A inauguração do Sambódromo carioca, em 1984, veio também marcar a faceta contemporânea da folia. É quando entram em cena os novos carnavalescos, que ganharam fama nacional. Entre eles, Rosa Magalhães – a maior campeão dos 20 primeiros anos da Passarela do Samba – e Joãosinho Trinta, que, entre outras estripulias, realizou o memorável enredo Ratos e urubus larguem a minha fantasia, colocando na avenida uma impressionante ala de “mendigos” e o polêmico “Cristo Redentor mendigo”.
Não é demais repetir a importância que o carnaval carioca trouxe para o turismo brasileiro.

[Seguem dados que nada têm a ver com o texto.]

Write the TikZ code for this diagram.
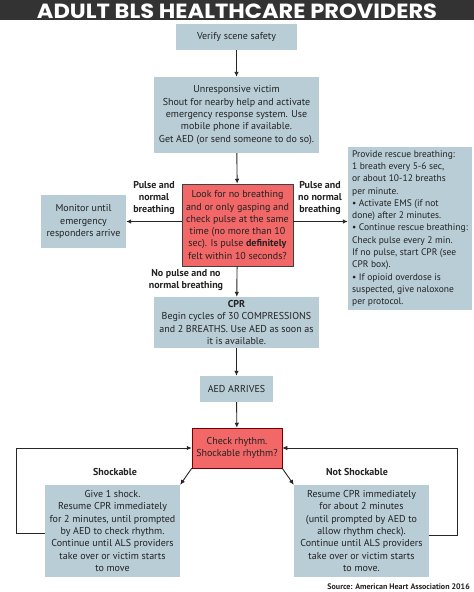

Seu reinado, no entanto, espalhou súditos por vários cantos do País, a partir da década de 1970, quando o evento assume-se multifacetado, espelhando a pluralidade do Brasil. Foi assim com a folia de Salvador, de Recife, de Olinda e até de São Paulo. Só pra contrariar a máxima do poeta de que a capital paulista é “o túmulo do samba”, pois as escolas da metrópole têm mostrado cada vez mais profissionalismo, organização, criatividade e luxo a milímetros de similaridade com as agremiações cariocas. Vai-Vai, Rosas de Ouro, Camisa Verde e Branco e Gaviões da Fiel são alguns bons exemplos. Na verdade, não importa o lugar em que o Carnaval aconteça. O que conta é o empenho de todos em difundir os versos sempre atuais de Assis Valente, eternizados na canção Brasil pandeiro: “Brasil, esquentai vossos pandeiros/Iluminai os terreiros que nós queremos sambar”.